### Exercise prompt
Give an exact transcription of every line, dropping the images.
[Start Given information]
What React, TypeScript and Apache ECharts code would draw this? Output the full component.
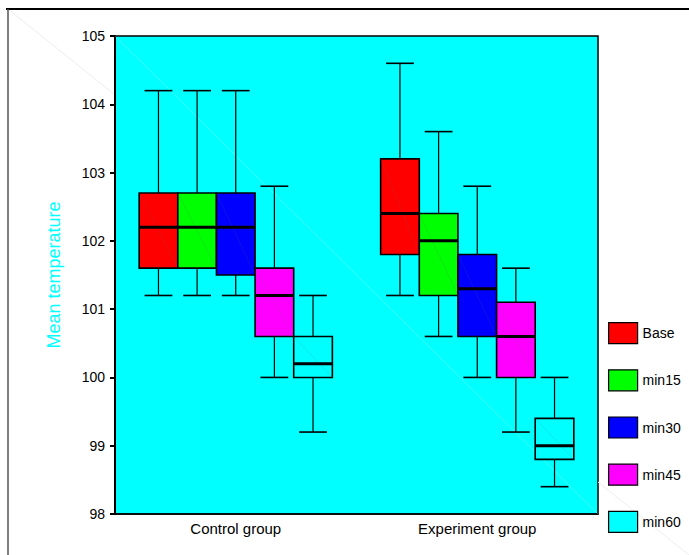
import React, { useEffect, useRef } from 'react';
import * as echarts from 'echarts';

const categories = ['Control group', 'Experiment group'];
const seriesNames = ['Base', 'min15', 'min30', 'min45', 'min60'];
const seriesColors = ['#FF0000', '#00FF00', '#0000FF', '#FF00FF', '#00FFFF'];

// [min, q1, median, q3, max] for [Control group, Experiment group]
const baseStats = [
  [101.2, 101.6, 102.2, 102.7, 104.2],
  [101.2, 101.8, 102.4, 103.2, 104.6],
];
const min15Stats = [
  [101.2, 101.6, 102.2, 102.7, 104.2],
  [100.6, 101.2, 102.0, 102.4, 103.6],
];
const min30Stats = [
  [101.2, 101.5, 102.2, 102.7, 104.2],
  [100.0, 100.6, 101.3, 101.8, 102.8],
];
const min45Stats = [
  [100.0, 100.6, 101.2, 101.6, 102.8],
  [99.2, 100.0, 100.6, 101.1, 101.6],
];
const min60Stats = [
  [99.2, 100.0, 100.2, 100.6, 101.2],
  [98.4, 98.8, 99.0, 99.4, 100.0],
];
const allStats = [baseStats, min15Stats, min30Stats, min45Stats, min60Stats];

const yMin = 98;
const yMax = 105;
const yInterval = 1;

const FONT = '"Liberation Sans", Arial, sans-serif';

function makeRenderItem(sIdx: number, count: number) {
  return (params: any, api: any) => {
    const cat = api.value(0);
    const vMin = api.value(1);
    const q1 = api.value(2);
    const med = api.value(3);
    const q3 = api.value(4);
    const vMax = api.value(5);
    const bw = api.size([1, 0])[0];
    const w = (bw * 0.8) / count;
    const cx = api.coord([cat, med])[0] + (sIdx - (count - 1) / 2) * w;
    const y = (v: number) => api.coord([cat, v])[1];
    const left = cx - w / 2;
    const right = cx + w / 2;
    const capHalf = w * 0.36;
    const yTop = y(q3);
    const yBot = y(q1);
    const whisker = { stroke: '#000', lineWidth: 1.2 };
    return {
      type: 'group',
      children: [
        { type: 'line', shape: { x1: cx, y1: y(vMax), x2: cx, y2: yTop }, style: whisker },
        { type: 'line', shape: { x1: cx, y1: yBot, x2: cx, y2: y(vMin) }, style: whisker },
        { type: 'line', shape: { x1: cx - capHalf, y1: y(vMax), x2: cx + capHalf, y2: y(vMax) }, style: { stroke: '#000', lineWidth: 1.6 } },
        { type: 'line', shape: { x1: cx - capHalf, y1: y(vMin), x2: cx + capHalf, y2: y(vMin) }, style: { stroke: '#000', lineWidth: 1.6 } },
        {
          type: 'rect',
          shape: { x: left, y: yTop, width: w, height: yBot - yTop },
          style: { fill: api.visual('color'), stroke: '#000', lineWidth: 1.6 },
        },
        { type: 'line', shape: { x1: left, y1: yTop, x2: right, y2: yBot }, style: { stroke: 'rgba(100,100,100,0.2)', lineWidth: 0.8 } },
        { type: 'line', shape: { x1: left, y1: y(med), x2: right, y2: y(med) }, style: { stroke: '#000', lineWidth: 3 } },
      ],
    };
  };
}

export default function App() {
  const ref = useRef<HTMLDivElement>(null);
  useEffect(() => {
    if (!ref.current) return;
    const chart = echarts.init(ref.current, null, { renderer: 'svg' });
    const series = seriesNames.map((name, sIdx) => ({
      type: 'custom',
      name,
      renderItem: makeRenderItem(sIdx, seriesNames.length),
      itemStyle: { color: seriesColors[sIdx] },
      encode: { x: 0, y: [1, 2, 3, 4, 5] },
      data: allStats[sIdx].map((s, i) => [i, ...s]),
      z: 2,
    }));
    chart.setOption({
      animation: false,
      backgroundColor: '#fff',
      textStyle: { fontFamily: FONT },
      grid: {
        left: 115,
        top: 36,
        width: 483,
        height: 478,
        show: true,
        backgroundColor: '#00FFFF',
        borderColor: '#000',
        borderWidth: 1.5,
      },
      legend: {
        orient: 'vertical',
        left: 608,
        top: 322,
        padding: 0,
        itemWidth: 29,
        itemHeight: 21,
        itemGap: 25,
        icon: 'rect',
        itemStyle: { borderColor: '#000', borderWidth: 1.2 },
        textStyle: { fontSize: 14, color: '#000', fontFamily: FONT },
        data: seriesNames,
        selectedMode: false,
      },
      xAxis: {
        type: 'category',
        data: categories,
        boundaryGap: true,
        axisLine: { lineStyle: { color: '#000', width: 1.5 } },
        axisTick: { alignWithLabel: true, length: 4, lineStyle: { color: '#000', width: 2 } },
        axisLabel: { color: '#000', fontSize: 15, margin: 7, fontFamily: FONT },
        splitLine: { show: false },
      },
      yAxis: {
        type: 'value',
        min: yMin,
        max: yMax,
        interval: yInterval,
        name: 'Mean temperature',
        nameLocation: 'middle',
        nameRotate: 90,
        nameGap: 52,
        nameTextStyle: { color: '#00FFFF', fontSize: 18, fontFamily: FONT },
        axisLine: { show: true, lineStyle: { color: '#000', width: 2 } },
        axisTick: { show: true, length: 5, lineStyle: { color: '#000', width: 2 } },
        axisLabel: { color: '#000', fontSize: 14, margin: 10, fontFamily: FONT },
        splitLine: { show: false },
      },
      graphic: [
        { type: 'line', z: 0, shape: { x1: 8, y1: 9, x2: 115, y2: 95 }, style: { stroke: '#eeeeee', lineWidth: 1 } },
        { type: 'line', z: 0, shape: { x1: 598, y1: 482, x2: 689, y2: 555 }, style: { stroke: '#eeeeee', lineWidth: 1 } },
        { type: 'line', z: 1, shape: { x1: 115, y1: 36, x2: 598, y2: 514 }, style: { stroke: 'rgba(255,255,255,0.25)', lineWidth: 1 } },
        { type: 'line', z: 10, shape: { x1: 6, y1: 9, x2: 689, y2: 9 }, style: { stroke: '#000', lineWidth: 2 } },
        { type: 'line', z: 10, shape: { x1: 8, y1: 9, x2: 8, y2: 555 }, style: { stroke: '#555', lineWidth: 1.5 } },
      ],
      series,
    });
    return () => chart.dispose();
  }, []);
  return (
    <div
      ref={ref}
      style={{ position: 'absolute', left: 0, top: 0, width: 689, height: 555 }}
    />
  );
}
[End Given information]
### Worked answer
What React, TypeScript and Apache ECharts code would draw this? Output the full component.
import React, { useEffect, useRef } from 'react';
import * as echarts from 'echarts';

const categories = ['Control group', 'Experiment group'];
const seriesNames = ['Base', 'min15', 'min30', 'min45', 'min60'];
const seriesColors = ['#FF0000', '#00FF00', '#0000FF', '#FF00FF', '#00FFFF'];

// [min, q1, median, q3, max] for [Control group, Experiment group]
const baseStats = [
  [101.2, 101.6, 102.2, 102.7, 104.2],
  [101.2, 101.8, 102.4, 103.2, 104.6],
];
const min15Stats = [
  [101.2, 101.6, 102.2, 102.7, 104.2],
  [100.6, 101.2, 102.0, 102.4, 103.6],
];
const min30Stats = [
  [101.2, 101.5, 102.2, 102.7, 104.2],
  [100.0, 100.6, 101.3, 101.8, 102.8],
];
const min45Stats = [
  [100.0, 100.6, 101.2, 101.6, 102.8],
  [99.2, 100.0, 100.6, 101.1, 101.6],
];
const min60Stats = [
  [99.2, 100.0, 100.2, 100.6, 101.2],
  [98.4, 98.8, 99.0, 99.4, 100.0],
];
const allStats = [baseStats, min15Stats, min30Stats, min45Stats, min60Stats];

const yMin = 98;
const yMax = 105;
const yInterval = 1;

const FONT = '"Liberation Sans", Arial, sans-serif';

function makeRenderItem(sIdx: number, count: number) {
  return (params: any, api: any) => {
    const cat = api.value(0);
    const vMin = api.value(1);
    const q1 = api.value(2);
    const med = api.value(3);
    const q3 = api.value(4);
    const vMax = api.value(5);
    const bw = api.size([1, 0])[0];
    const w = (bw * 0.8) / count;
    const cx = api.coord([cat, med])[0] + (sIdx - (count - 1) / 2) * w;
    const y = (v: number) => api.coord([cat, v])[1];
    const left = cx - w / 2;
    const right = cx + w / 2;
    const capHalf = w * 0.36;
    const yTop = y(q3);
    const yBot = y(q1);
    const whisker = { stroke: '#000', lineWidth: 1.2 };
    return {
      type: 'group',
      children: [
        { type: 'line', shape: { x1: cx, y1: y(vMax), x2: cx, y2: yTop }, style: whisker },
        { type: 'line', shape: { x1: cx, y1: yBot, x2: cx, y2: y(vMin) }, style: whisker },
        { type: 'line', shape: { x1: cx - capHalf, y1: y(vMax), x2: cx + capHalf, y2: y(vMax) }, style: { stroke: '#000', lineWidth: 1.6 } },
        { type: 'line', shape: { x1: cx - capHalf, y1: y(vMin), x2: cx + capHalf, y2: y(vMin) }, style: { stroke: '#000', lineWidth: 1.6 } },
        {
          type: 'rect',
          shape: { x: left, y: yTop, width: w, height: yBot - yTop },
          style: { fill: api.visual('color'), stroke: '#000', lineWidth: 1.6 },
        },
        { type: 'line', shape: { x1: left, y1: yTop, x2: right, y2: yBot }, style: { stroke: 'rgba(100,100,100,0.2)', lineWidth: 0.8 } },
        { type: 'line', shape: { x1: left, y1: y(med), x2: right, y2: y(med) }, style: { stroke: '#000', lineWidth: 3 } },
      ],
    };
  };
}

export default function App() {
  const ref = useRef<HTMLDivElement>(null);
  useEffect(() => {
    if (!ref.current) return;
    const chart = echarts.init(ref.current, null, { renderer: 'svg' });
    const series = seriesNames.map((name, sIdx) => ({
      type: 'custom',
      name,
      renderItem: makeRenderItem(sIdx, seriesNames.length),
      itemStyle: { color: seriesColors[sIdx] },
      encode: { x: 0, y: [1, 2, 3, 4, 5] },
      data: allStats[sIdx].map((s, i) => [i, ...s]),
      z: 2,
    }));
    chart.setOption({
      animation: false,
      backgroundColor: '#fff',
      textStyle: { fontFamily: FONT },
      grid: {
        left: 115,
        top: 36,
        width: 483,
        height: 478,
        show: true,
        backgroundColor: '#00FFFF',
        borderColor: '#000',
        borderWidth: 1.5,
      },
      legend: {
        orient: 'vertical',
        left: 608,
        top: 322,
        padding: 0,
        itemWidth: 29,
        itemHeight: 21,
        itemGap: 25,
        icon: 'rect',
        itemStyle: { borderColor: '#000', borderWidth: 1.2 },
        textStyle: { fontSize: 14, color: '#000', fontFamily: FONT },
        data: seriesNames,
        selectedMode: false,
      },
      xAxis: {
        type: 'category',
        data: categories,
        boundaryGap: true,
        axisLine: { lineStyle: { color: '#000', width: 1.5 } },
        axisTick: { alignWithLabel: true, length: 4, lineStyle: { color: '#000', width: 2 } },
        axisLabel: { color: '#000', fontSize: 15, margin: 7, fontFamily: FONT },
        splitLine: { show: false },
      },
      yAxis: {
        type: 'value',
        min: yMin,
        max: yMax,
        interval: yInterval,
        name: 'Mean temperature',
        nameLocation: 'middle',
        nameRotate: 90,
        nameGap: 52,
        nameTextStyle: { color: '#00FFFF', fontSize: 18, fontFamily: FONT },
        axisLine: { show: true, lineStyle: { color: '#000', width: 2 } },
        axisTick: { show: true, length: 5, lineStyle: { color: '#000', width: 2 } },
        axisLabel: { color: '#000', fontSize: 14, margin: 10, fontFamily: FONT },
        splitLine: { show: false },
      },
      graphic: [
        { type: 'line', z: 0, shape: { x1: 8, y1: 9, x2: 115, y2: 95 }, style: { stroke: '#eeeeee', lineWidth: 1 } },
        { type: 'line', z: 0, shape: { x1: 598, y1: 482, x2: 689, y2: 555 }, style: { stroke: '#eeeeee', lineWidth: 1 } },
        { type: 'line', z: 1, shape: { x1: 115, y1: 36, x2: 598, y2: 514 }, style: { stroke: 'rgba(255,255,255,0.25)', lineWidth: 1 } },
        { type: 'line', z: 10, shape: { x1: 6, y1: 9, x2: 689, y2: 9 }, style: { stroke: '#000', lineWidth: 2 } },
        { type: 'line', z: 10, shape: { x1: 8, y1: 9, x2: 8, y2: 555 }, style: { stroke: '#555', lineWidth: 1.5 } },
      ],
      series,
    });
    return () => chart.dispose();
  }, []);
  return (
    <div
      ref={ref}
      style={{ position: 'absolute', left: 0, top: 0, width: 689, height: 555 }}
    />
  );
}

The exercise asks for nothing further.